App Icon and Splash Screen

S
Swiftspeed Team
Updated April 28, 20265 min read

App Icon

The App Icon is the small image users tap on their phone's home screen and see in the App Store / Play Store listing. It is the single most important visual asset for your app: thousands of people will see the icon long before they ever see the rest of the design.

Swiftspeed lets you upload one square source image; the editor crops it, resizes it for every iOS and Android density, and bakes the result into the next build. No need to generate the dozen icon sizes the platforms require.

Opening the Customize Page

From the dashboard, click the edit pencil on the app you want to set the icon and splash screen for.

Swiftspeed dashboard with the Demo App card highlighted

In the editor top bar, click Customize. The page stacks four cards: General Info (Pro plan), App Icon, Splash Screen, and Back Button Style (Pro plan). The first three are what most apps need.

Customize page with the General Info, App Icon, and Splash Screen cards visible

Setting Your App Icon

The App Icon card has a square preview on the left and an upload button on the right. Click Choose Image and pick any PNG, JPEG, GIF, or WebP. After upload, a built-in cropper opens and lets you frame the icon to a 1:1 square.

Recommended source size is 1024x1024 so the editor has enough resolution to generate every density required by iOS (20pt to 1024pt) and Android (mdpi to xxxhdpi) without upscaling.

App Icon card showing square preview, Choose Image upload button, and recommended size hint

After cropping, the icon saves automatically. The square preview updates immediately. The change is baked into your next APK / IPA, customers with the app already installed see the new icon when they update.

Icon Design Guidelines

A few rules that make icons read well at every size:

  • Square, full-bleed, no padding. Both iOS and Android crop and round the icon themselves. Add your own rounded corners or transparent background and you end up with a tiny icon floating inside extra space.
  • No text. Even a single word becomes unreadable at the 60x60 size used in many app trays. Use a logomark or symbol instead. The app name appears below the icon automatically.
  • Bold, single-color shapes. Detailed gradients and photography blur into mush at small sizes. The icon should be recognisable at 20x20 pixels.
  • Match your brand at every density. Test the icon on a phone home screen against your brand's typical wallpaper before locking it in.
  • iOS rounds the corners at the system level. Don't pre-round the icon, you will end up with rounded-corner-inside-rounded-corner artifacts on iOS 18+.

Splash Screen

The Splash Screen is the full-screen image briefly shown while the app boots. It buys you 1 to 3 seconds to load resources without showing a blank screen, and reinforces brand recognition every time someone opens the app.

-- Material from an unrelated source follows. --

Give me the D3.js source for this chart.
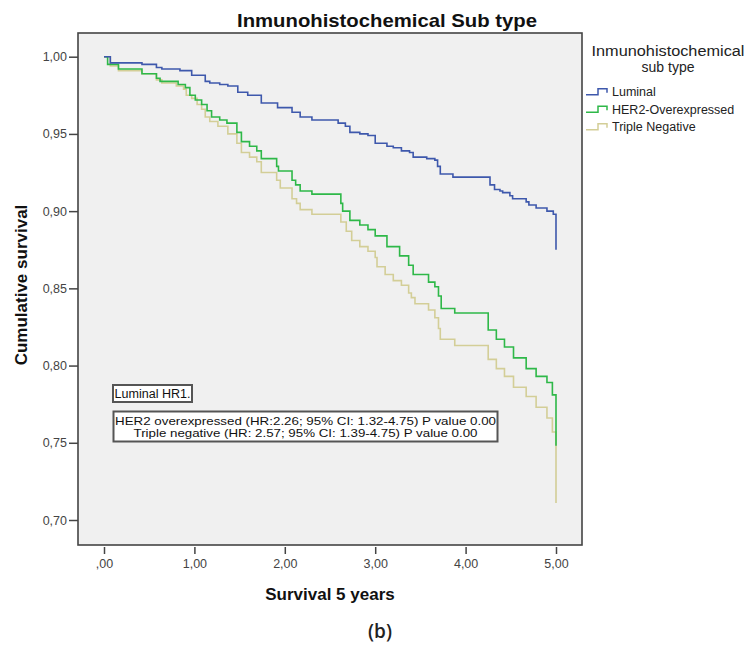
<!DOCTYPE html>
<html>
<head>
<meta charset="utf-8">
<script src="https://cdn.jsdelivr.net/npm/d3@7"></script>
<style>
  body { margin: 0; background: #fff; }
  svg { display: block; font-family: "Liberation Sans", Arial, sans-serif; }
</style>
</head>
<body>
<svg id="chart" width="747" height="645"></svg>
<script>
// kaplan-meier curves, survival by immunohistochemical sub type

// groups + colours (spss defaults)
var groups = ["Luminal", "HER2-Overexpressed", "Triple Negative"];
var groupColors = ["#3e58ac", "#2eb848", "#d3ce97"];

// axis ticks
var xTicks = [0, 1, 2, 3, 4, 5];
var xTickLabels = [",00", "1,00", "2,00", "3,00", "4,00", "5,00"];
var yTicks = [0.70, 0.75, 0.80, 0.85, 0.90, 0.95, 1.00];

// luminal
var luminalTime = [0, 0.07, 0.42, 0.58, 0.64, 0.84, 0.97, 1.12, 1.17, 1.28, 1.37, 1.48, 1.59, 1.74, 1.92, 2.08, 2.17, 2.30, 2.59, 2.67, 2.72, 2.83, 2.92, 3.00, 3.13, 3.20, 3.29, 3.38, 3.42, 3.57, 3.66, 3.69, 3.72, 3.86, 4.27, 4.32, 4.38, 4.41, 4.49, 4.52, 4.67, 4.70, 4.78, 4.90, 4.97, 5.00];
var luminalSurv = [1.000, 0.996, 0.995, 0.993, 0.992, 0.991, 0.988, 0.984, 0.983, 0.982, 0.981, 0.977, 0.975, 0.970, 0.967, 0.964, 0.961, 0.959, 0.957, 0.955, 0.951, 0.950, 0.949, 0.944, 0.942, 0.941, 0.939, 0.938, 0.935, 0.934, 0.933, 0.929, 0.924, 0.922, 0.917, 0.914, 0.913, 0.912, 0.910, 0.908, 0.906, 0.904, 0.902, 0.900, 0.898, 0.875];

// her2 overexpressed
var herTime = [0, 0.04, 0.16, 0.42, 0.58, 0.62, 0.82, 0.90, 0.95, 1.01, 1.08, 1.14, 1.19, 1.28, 1.36, 1.47, 1.52, 1.61, 1.69, 1.74, 1.91, 1.93, 2.08, 2.12, 2.17, 2.30, 2.62, 2.64, 2.72, 2.83, 2.92, 3.00, 3.13, 3.27, 3.37, 3.42, 3.59, 3.66, 3.70, 3.73, 3.88, 4.25, 4.34, 4.43, 4.53, 4.67, 4.78, 4.90, 4.96, 5.00];
var herSurv = [1.000, 0.995, 0.992, 0.989, 0.986, 0.984, 0.982, 0.980, 0.975, 0.972, 0.969, 0.965, 0.961, 0.959, 0.957, 0.951, 0.945, 0.942, 0.939, 0.934, 0.929, 0.926, 0.920, 0.917, 0.913, 0.911, 0.905, 0.900, 0.894, 0.891, 0.888, 0.884, 0.877, 0.871, 0.865, 0.859, 0.854, 0.851, 0.845, 0.837, 0.834, 0.823, 0.817, 0.812, 0.805, 0.798, 0.793, 0.789, 0.781, 0.748];

// triple negative
var tnTime = [0, 0.07, 0.16, 0.42, 0.58, 0.64, 0.80, 0.88, 0.91, 0.97, 1.03, 1.08, 1.12, 1.17, 1.26, 1.37, 1.47, 1.52, 1.61, 1.69, 1.74, 1.91, 1.95, 2.08, 2.13, 2.17, 2.30, 2.62, 2.68, 2.74, 2.83, 2.92, 3.00, 3.02, 3.11, 3.20, 3.29, 3.37, 3.40, 3.44, 3.59, 3.66, 3.70, 3.72, 3.88, 4.25, 4.34, 4.43, 4.53, 4.67, 4.78, 4.90, 4.96, 5.00];
var tnSurv = [1.000, 0.994, 0.991, 0.989, 0.985, 0.983, 0.981, 0.979, 0.975, 0.973, 0.969, 0.966, 0.961, 0.958, 0.955, 0.950, 0.944, 0.938, 0.935, 0.932, 0.925, 0.920, 0.915, 0.908, 0.905, 0.901, 0.898, 0.893, 0.887, 0.881, 0.877, 0.874, 0.870, 0.864, 0.859, 0.855, 0.852, 0.847, 0.844, 0.840, 0.836, 0.831, 0.824, 0.817, 0.813, 0.804, 0.798, 0.793, 0.786, 0.780, 0.773, 0.766, 0.757, 0.711];

// text in the boxes
var refNote = "Luminal HR1.";
var hrNotes = ["HER2 overexpressed (HR:2.26; 95% CI: 1.32-4.75) P value 0.00",
               "Triple negative (HR: 2.57; 95% CI: 1.39-4.75) P value 0.00"];

var svg = d3.select("#chart");

// plot frame
var plotLeft = 78, plotRight = 582, plotTop = 33, plotBottom = 545;

var x = d3.scaleLinear().domain([0, 5]).range([104, 556]);
var y = d3.scaleLinear().domain([0.70, 1.00]).range([520, 56.7]);

svg.append("rect")
    .attr("x", plotLeft).attr("y", plotTop)
    .attr("width", plotRight - plotLeft).attr("height", plotBottom - plotTop)
    .attr("fill", "#f0f0f0");

// curves -- draw yellow first so blue sits on top
var series = [
    { name: groups[2], color: groupColors[2], t: tnTime, s: tnSurv },
    { name: groups[1], color: groupColors[1], t: herTime, s: herSurv },
    { name: groups[0], color: groupColors[0], t: luminalTime, s: luminalSurv }
];

var line = d3.line()
    .x(function (d) { return x(d[0]); })
    .y(function (d) { return y(d[1]); })
    .curve(d3.curveStepAfter);

svg.append("g").selectAll("path")
    .data(series)
    .enter()
    .append("path")
    .attr("fill", "none")
    .attr("stroke", function (d) { return d.color; })
    .attr("stroke-width", 1.6)
    .attr("d", function (d) {
        return line(d.t.map(function (t, i) { return [t, d.s[i]]; }));
    });

// frame outline on top
svg.append("rect")
    .attr("x", plotLeft).attr("y", plotTop)
    .attr("width", plotRight - plotLeft).attr("height", plotBottom - plotTop)
    .attr("fill", "none")
    .attr("stroke", "#444")
    .attr("stroke-width", 1.6);

// y axis
var yAxis = svg.append("g")
    .attr("transform", "translate(" + plotLeft + ",0)")
    .call(d3.axisLeft(y)
        .tickValues(yTicks)
        .tickSize(9)
        .tickPadding(2)
        .tickFormat(function (d) { return d3.format(".2f")(d).replace(".", ","); }));
yAxis.select(".domain").remove();
yAxis.selectAll("line").attr("stroke", "#444").attr("stroke-width", 1.5);
yAxis.selectAll("text").attr("fill", "#444").style("font-size", "12.5px")
    .style("font-family", "'Liberation Sans', Arial, sans-serif");

// x axis (sits a bit under the frame)
var xAxis = svg.append("g")
    .attr("transform", "translate(0," + (plotBottom + 2) + ")")
    .call(d3.axisBottom(x)
        .tickValues(xTicks)
        .tickSize(7)
        .tickPadding(5)
        .tickFormat(function (d, i) { return xTickLabels[i]; }));
xAxis.select(".domain").remove();
xAxis.selectAll("line").attr("stroke", "#444").attr("stroke-width", 1.5);
xAxis.selectAll("text").attr("fill", "#444").style("font-size", "12.5px")
    .style("font-family", "'Liberation Sans', Arial, sans-serif");

// titles
svg.append("text")
    .attr("x", 387).attr("y", 27)
    .attr("text-anchor", "middle")
    .attr("textLength", 300).attr("lengthAdjust", "spacingAndGlyphs")
    .style("font-size", "19px").style("font-weight", "bold")
    .attr("fill", "#111")
    .text("Inmunohistochemical  Sub type");

svg.append("text")
    .attr("x", (plotLeft + plotRight) / 2).attr("y", 600)
    .attr("text-anchor", "middle")
    .style("font-size", "17px").style("font-weight", "bold")
    .attr("fill", "#111")
    .text("Survival 5 years");

svg.append("text")
    .attr("transform", "translate(27,285) rotate(-90)")
    .attr("text-anchor", "middle")
    .style("font-size", "17px").style("font-weight", "bold")
    .attr("fill", "#111")
    .text("Cumulative survival");

svg.append("text")
    .attr("x", 380).attr("y", 638)
    .attr("text-anchor", "middle")
    .style("font-family", "'Open Sans', sans-serif")
    .style("font-size", "19px").style("font-weight", 600)
    .attr("fill", "#222")
    .text("(b)");

// legend
var legend = svg.append("g");
legend.append("text")
    .attr("x", 668).attr("y", 56)
    .attr("text-anchor", "middle")
    .attr("textLength", 153).attr("lengthAdjust", "spacingAndGlyphs")
    .style("font-size", "14px").attr("fill", "#222")
    .text("Inmunohistochemical");
legend.append("text")
    .attr("x", 668).attr("y", 72)
    .attr("text-anchor", "middle")
    .style("font-size", "14px").attr("fill", "#222")
    .text("sub type");

var item = legend.selectAll("g.item")
    .data(groups)
    .enter()
    .append("g")
    .attr("class", "item")
    .attr("transform", function (d, i) { return "translate(0," + (91.7 + i * 17.5) + ")"; });

item.append("path")
    .attr("d", "M586,3H598V-3H607V1")
    .attr("fill", "none")
    .attr("stroke", function (d, i) { return groupColors[i]; })
    .attr("stroke-width", 1.5);

item.append("text")
    .attr("x", 612).attr("y", 4.5)
    .style("font-size", "12.5px").attr("fill", "#222")
    .text(function (d) { return d; });

// annotation boxes
var notes = svg.append("g");
notes.append("rect")
    .attr("x", 113).attr("y", 385).attr("width", 79).attr("height", 17)
    .attr("fill", "#fff").attr("stroke", "#555").attr("stroke-width", 2);
notes.append("text")
    .attr("x", 114.5).attr("y", 398)
    .attr("textLength", 76).attr("lengthAdjust", "spacingAndGlyphs")
    .style("font-size", "12px").attr("fill", "#111")
    .text(refNote);

notes.append("rect")
    .attr("x", 113.5).attr("y", 411.5).attr("width", 384).attr("height", 30)
    .attr("fill", "#fff").attr("stroke", "#555").attr("stroke-width", 2);
notes.selectAll("text.hr")
    .data(hrNotes)
    .enter()
    .append("text")
    .attr("class", "hr")
    .attr("x", 305.5)
    .attr("y", function (d, i) { return 424.5 + i * 12.5; })
    .attr("text-anchor", "middle")
    .attr("textLength", function (d, i) { return i === 0 ? 381 : 344; })
    .attr("lengthAdjust", "spacingAndGlyphs")
    .style("font-size", "11px").attr("fill", "#111")
    .text(function (d) { return d; });
</script>
</body>
</html>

Two pieces: a centred image (typically your logomark) and a background color filling the rest of the screen.

Upload the splash image (square logomark works best), then pick the background color via the color picker or paste a hex code into the field. Click Save next to the color to apply.

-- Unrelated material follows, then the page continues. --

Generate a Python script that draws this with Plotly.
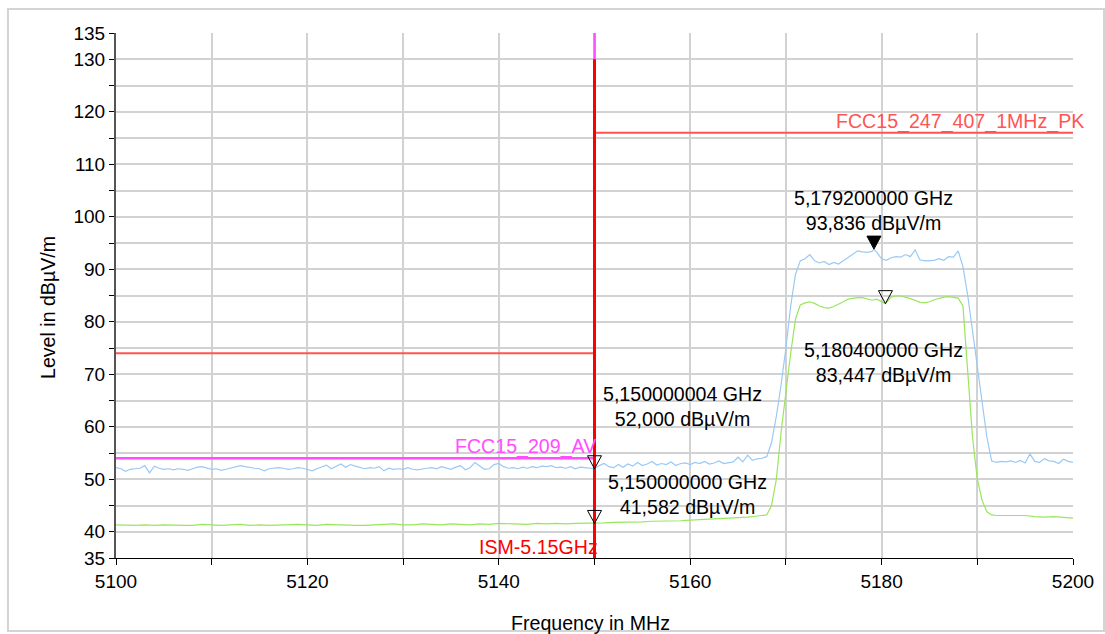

Splash Screen card with image preview, Choose Image button, and background color picker

Splash Screen Tips

  • Image at 2048x2048. The splash is shown on tablets too, so it must scale up cleanly. PNG with transparency over a coloured background gives the most flexibility.
  • Centre the logo, leave breathing room. Phones come in many aspect ratios. The system centres your image on every device; if the design touches the edges, it will be cropped on the wider devices.
  • Background color matters. A coloured background reads as branded; pure white reads as "still loading". Pick a color from your brand palette so the launch feels intentional.
  • Match the splash background to the first screen the app lands on. A user opens your app and the splash fades into the home screen, if the colors don't match, you get a visible flash.
  • Avoid tagline text. Same reason as the icon: it becomes unreadable on small phones, and "we are loading" energy is not what you want from your launch screen.

Where Else You Set Visuals

  • App Name (header in the General Info card), the name shown under the icon on home screens and in the app store. Edit here, save, redeploy.
  • App Store listing assets, separate from the icon. Marketing screenshots, store description, keywords live on the Customize > App Info sub-pages and the Download / Publish flow.
  • Tab bar icons / feature icons inside the app, set per-feature in the Features tab. The app icon does not affect those.
  • Push notification badge / silent icon, auto-derived from your app icon by both iOS and Android. You don't set this separately.

Tips and Gotchas

  • Changes only ship in a new build. Setting the icon in the editor doesn't push to existing installs automatically. Generate a new APK / IPA and submit the update for customers to receive the new icon.
  • Use the cropper, do not pre-crop. The built-in cropper produces every required size from one source. Pre-cropping into a square locks you out of future re-crops.
  • The same icon ships to iOS and Android. No need to upload separate assets per platform. The editor generates the platform-specific deliverables from the single source you upload.
  • Splash background = first paint color. If you're unsure what to pick, set it to the same color as the home screen background of your chosen template.
  • App store policies still apply. Apple and Google reject icons that look too similar to system icons or other popular apps. Stick to your own brand identity.